Затем следовали выводы.
МНЕНИЕ:
«Главный вопрос заключается в возможной опасности данного пациента для общества. Его нельзя назвать глупым. За все время пребывания в отделении за ним не было замечено ничего предосудительного. Если он выйдет на свободу и совершит какое-либо преступление, его скорее всего приговорят к ИННП (изоляции на неопределенный период). Пациента стоит поставить в известность об этом, что я забыл сделать.
Я бы рекомендовал полную выписку.
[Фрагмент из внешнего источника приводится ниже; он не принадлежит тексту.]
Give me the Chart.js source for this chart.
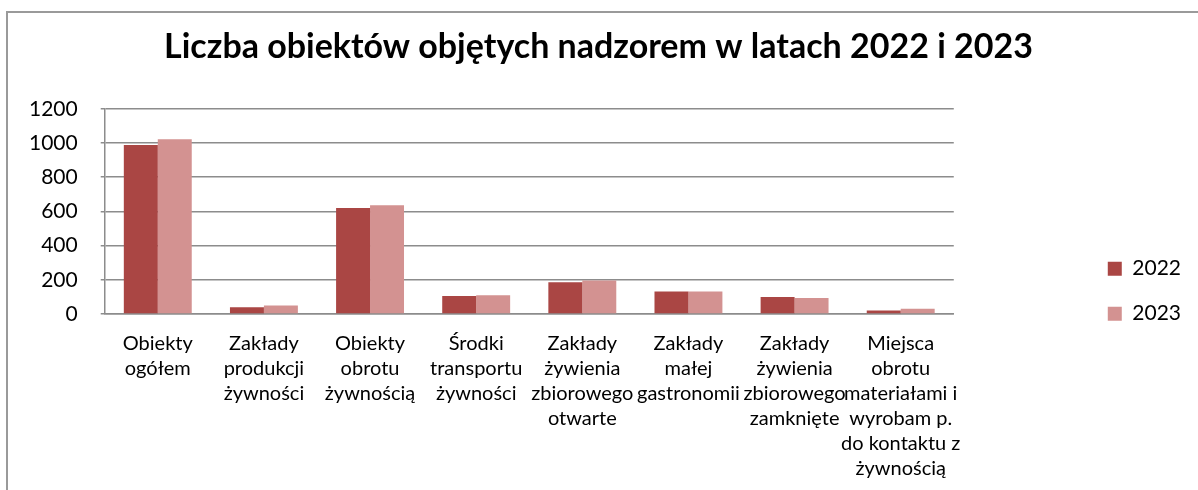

С моей точки зрения, все свидетельствует о том, что природа и степень его психического расстройства не требуют дальнейшего пребывания в психиатрической больнице. Не думаю, что пациента следует удерживать здесь и далее, исходя из интересов его собственного здоровья, безопасности и защиты интересов окружающих. Полагаю, что он не представляет никакой опасности».